Si l’innovation est au cœur de tous les enjeux de la société et donc ceux de l’entreprise, le philosophe et physicien Etienne Klein nous invite à marquer une pause et à réfléchir à ce qu’innover signifie vraiment. Le terme n’est pas anodin et renseigne sur le projet de société qu’il sous-tend.
Lors de vos recherches, vous avez remarqué qu’on ne parlait plus de progrès mais d’innovation, et ce dans tous les domaines. Pourquoi, selon vous ?
En effet, en étudiant l’ensemble des discours publics, le sociologue Gérald Bronner a montré que le mot ‘progrès’ a commencé à décliner à partir de la fin des années 1980, pour complètement disparaître à l’orée des années 2000.
Partant de là – et presque concomitamment – j’ai constaté que le mot ‘innovation’ est venu saturer les discours (il apparaît 307 fois dans le Traité de Lisbonne !), une notion « chassant » l’autre, en quelque sorte.
Or, cette permutation n’est pas anodine. Car le progrès induit l’image d’un futur désirable, quand l’innovation induit celle du temps corrupteur. Dans un cas, on travaille pour construire un avenir meilleur, dans l’autre pour que le monde ne se dégrade pas plus avant.
On le voit bien, les deux paradigmes sont aux antipodes. Il ne m’appartient pas d’expliquer pourquoi il y a eu ce glissement sémantique et rhétorique, mais d’en analyser les conséquences.
Justement, quelles sont donc les conséquences de ce changement de paradigme dans le monde du travail ?
Par définition, l’innovation est beaucoup plus conservatrice que le progrès. Elle advient pour maintenir tant bien que mal un passé jugé plus positif qu’un futur forcément dégradé.
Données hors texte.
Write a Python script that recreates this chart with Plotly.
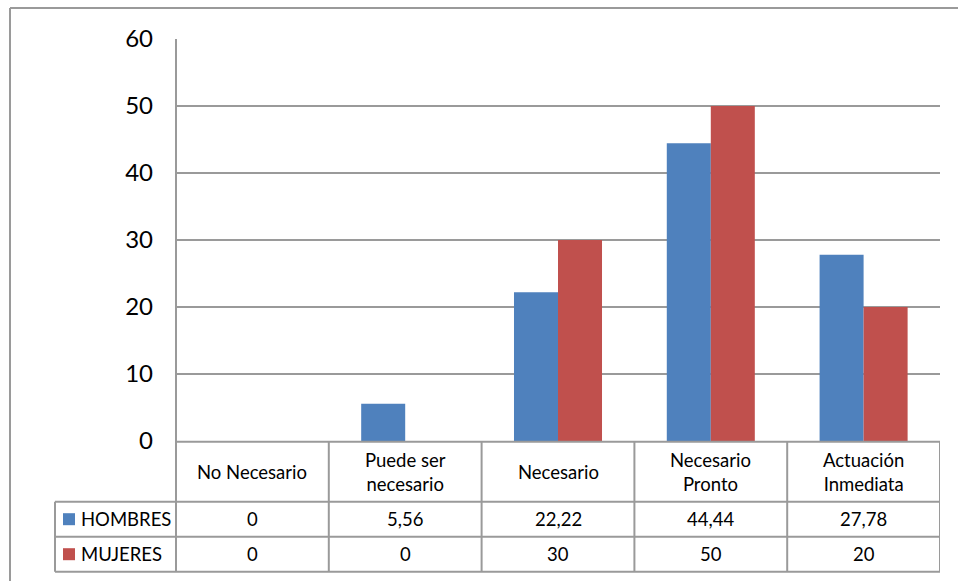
import plotly.graph_objects as go

categories = ["No Necesario", "Puede ser necesario", "Necesario", "Necesario Pronto", "Actuación Inmediata"]
header_labels = ["No Necesario", "Puede ser<br>necesario", "Necesario", "Necesario<br>Pronto", "Actuación<br>Inmediata"]
series_names = ["HOMBRES", "MUJERES"]
hombres = [0, 5.56, 22.22, 44.44, 27.78]
mujeres = [0, 0, 30, 50, 20]
hombres_txt = ["0", "5,56", "22,22", "44,44", "27,78"]
mujeres_txt = ["0", "0", "30", "50", "20"]
colors = ["#4F81BD", "#C0504D"]

W, H = 958, 581
L, R, T, B = 176, 18, 39, 140
PW = W - L - R
PH = H - T - B
FONT = "Lato, Carlito, Liberation Sans, sans-serif"
LINE = "#9a9a9a"
TS = 18.5


def px(x):
    return (x - L) / PW


def py(y):
    return (H - B - y) / PH


fig = go.Figure()
for name, vals, col in zip(series_names, [hombres, mujeres], colors):
    fig.add_trace(go.Bar(x=categories, y=vals, name=name, marker=dict(color=col, line=dict(width=0))))

shapes = []
# outer chart border (top and left)
shapes.append(dict(type="line", xref="paper", yref="paper", x0=px(10), x1=px(W + 5), y0=py(8), y1=py(8),
                   line=dict(color=LINE, width=2)))
shapes.append(dict(type="line", xref="paper", yref="paper", x0=px(10), x1=px(10), y0=py(8), y1=py(H + 5),
                   line=dict(color=LINE, width=2)))

row_y = [441.7, 501.7, 536.7, 571.7]
# horizontal table lines
shapes.append(dict(type="line", xref="paper", yref="paper", x0=0, x1=1, y0=py(row_y[0]), y1=py(row_y[0]),
                   line=dict(color=LINE, width=2)))
for yy in row_y[1:]:
    shapes.append(dict(type="line", xref="paper", yref="paper", x0=px(55), x1=1, y0=py(yy), y1=py(yy),
                       line=dict(color=LINE, width=2)))
# vertical lines
shapes.append(dict(type="line", xref="paper", yref="paper", x0=px(55), x1=px(55), y0=py(row_y[1]), y1=py(row_y[3]),
                   line=dict(color=LINE, width=2)))
shapes.append(dict(type="line", xref="paper", yref="paper", x0=0, x1=0, y0=1, y1=py(row_y[3]),
                   line=dict(color=LINE, width=2)))
for i in range(len(categories)):
    shapes.append(dict(type="line", xref="x", yref="paper", x0=i + 0.5, x1=i + 0.5, y0=py(row_y[0]), y1=py(row_y[3]),
                       line=dict(color=LINE, width=2)))
# legend swatches
for k, col in enumerate(colors):
    yc = (row_y[k + 1] + row_y[k + 2]) / 2
    shapes.append(dict(type="rect", xref="paper", yref="paper", x0=px(63), x1=px(75), y0=py(yc - 6), y1=py(yc + 6),
                       fillcolor=col, line=dict(width=0)))

annotations = []
hy = (row_y[0] + row_y[1]) / 2
for i, lab in enumerate(header_labels):
    annotations.append(dict(x=i, y=py(hy), xref="x", yref="paper", text=lab, showarrow=False,
                            font=dict(family=FONT, size=TS, color="#000"), xanchor="center", yanchor="middle"))
for k, txts in enumerate([hombres_txt, mujeres_txt]):
    yc = (row_y[k + 1] + row_y[k + 2]) / 2
    for i, t in enumerate(txts):
        annotations.append(dict(x=i, y=py(yc), xref="x", yref="paper", text=t, showarrow=False,
                                font=dict(family=FONT, size=TS, color="#000"), xanchor="center", yanchor="middle"))
    annotations.append(dict(x=px(79), y=py(yc), xref="paper", yref="paper", text=series_names[k], showarrow=False,
                            font=dict(family=FONT, size=TS, color="#000"), xanchor="left", yanchor="middle"))

fig.update_layout(
    width=W, height=H,
    margin=dict(l=L, r=R, t=T, b=B),
    paper_bgcolor="white", plot_bgcolor="white",
    barmode="group", bargap=0.424, bargroupgap=0,
    showlegend=False,
    font=dict(family=FONT, color="#000"),
    xaxis=dict(range=[-0.5, 4.5], showticklabels=False, showgrid=False, zeroline=False, showline=False,
               fixedrange=True),
    yaxis=dict(range=[0, 60], dtick=10, showgrid=True, gridcolor=LINE, gridwidth=2, zeroline=False,
               showline=False, tickfont=dict(family=FONT, size=24, color="#000"), ticks="",
               ticklabelstandoff=22),
    shapes=shapes,
    annotations=annotations,
)

fig.write_html("out.html")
Concrètement, dans l’entreprise, cette idée peut se traduire par la notion d’avenant à un contrat d’embauche. On ne prend pas de risques, on essaie de maintenir un statu quo, dans un cadre qui a pourtant évolué.
Dans le contexte actuel de crise sanitaire, on pourrait aussi prendre l’exemple du télétravail. Il illustre parfaitement la notion d’innovation. Même si certains voulaient y voir un progrès, le télétravail a été largement adopté comme une réponse à une crise immédiate, une adaptation nécessaire et non pas réfléchie, ni même voulue.
Pourtant, il faut bien comprendre que suite à cette transformation, le management ne pourra pas reprendre de la même façon.
Donc, selon vous, « innover au service de l’humain » serait impossible, une contradiction dans les termes ?
Je ne dis pas ça, même si effectivement il y a une différence d’échelle et de conception philosophique. En toute logique, l’innovation devrait servir l’idée générale de progrès. Or, on l’a vu, ce n’est plus le cas aujourd’hui. Il n’y a qu’à évoquer le débat actuel sur la 5G pour s’en rendre compte. L’innovation n’est plus considérée comme “bonne” a priori. On la juge tous à partir de nos valeurs et force est de constater qu’on n’a pas les mêmes !
Pour retrouver la notion de progrès humain, il faudrait avant tout faire un gros travail théorique. Refaire du futur un projet collectif, relire Lamarck plutôt que Darwin et, surtout, faire preuve de courage. C’est-à-dire réussir à combiner ses désirs et ses connaissances.
Revenir, en somme, à la notion de progrès telle que Les Lumières la pensaient : comme devant bénéficier au genre humain.